I'm wondering if simplification is actually suited in that situation, otherwise it doesnt sound actually... simple (the kind of data I'm storing is packed sets of indices and weights).

Does this match the current issue or should I open another?

Yes that’s the same problem as highlighted in this issue. Attribute aware simplification will be exposed as a separate function with separate attribute stream inputs.

With risk of stating the obvious, my suggestion would be to:

1. Have attributes aware simplification as suggested
2. On top of this, it makes perfect sense to expose user defined threshold for each of the control parameters - for example normals crease angle, minimal distance for position weld, color and UV differentiation, etc..

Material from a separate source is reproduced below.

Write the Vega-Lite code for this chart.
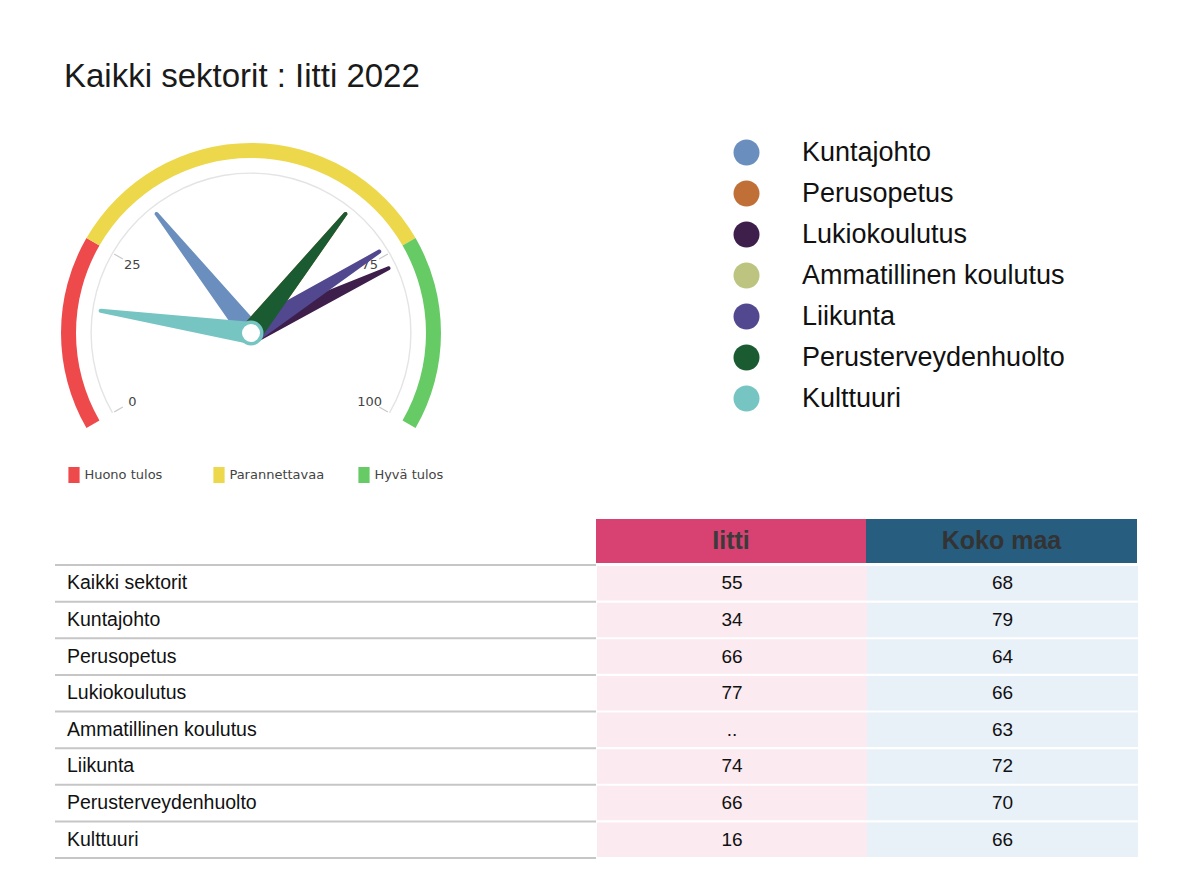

Copying the comment from #524 on some future work involved here; the issue will stay open as the algorithm improves further:

• The attribute metric is not perfect - it's functioning correctly and is numerically stable, but it misses certain obvious visual errors. I have some ideas on how to improve this but it requires significant math modeling work.
• The attribute quadrics are not properly aggregated across discontinuities. This is the case for Godot's fork as well.
• The resulting error, as well as error limit, include the attribute error. Godot's fork adjusts output error to only track distance, but keeps error limit as is. I might instead add a second output error parameter, we'll see. This also requires tracking both errors, which increases the collapse list structure if done naively.
• The attribute and geometry errors are hard to balance. There are some ideas I'd like to try around this, but right now very careful weight tuning is required for good results, and the weights strongly depend on the type of attribute involved.
• In presence of attributes, some automatic optimizations like vertex welding are possible that would significantly improve the quality for some topology-constrained meshes.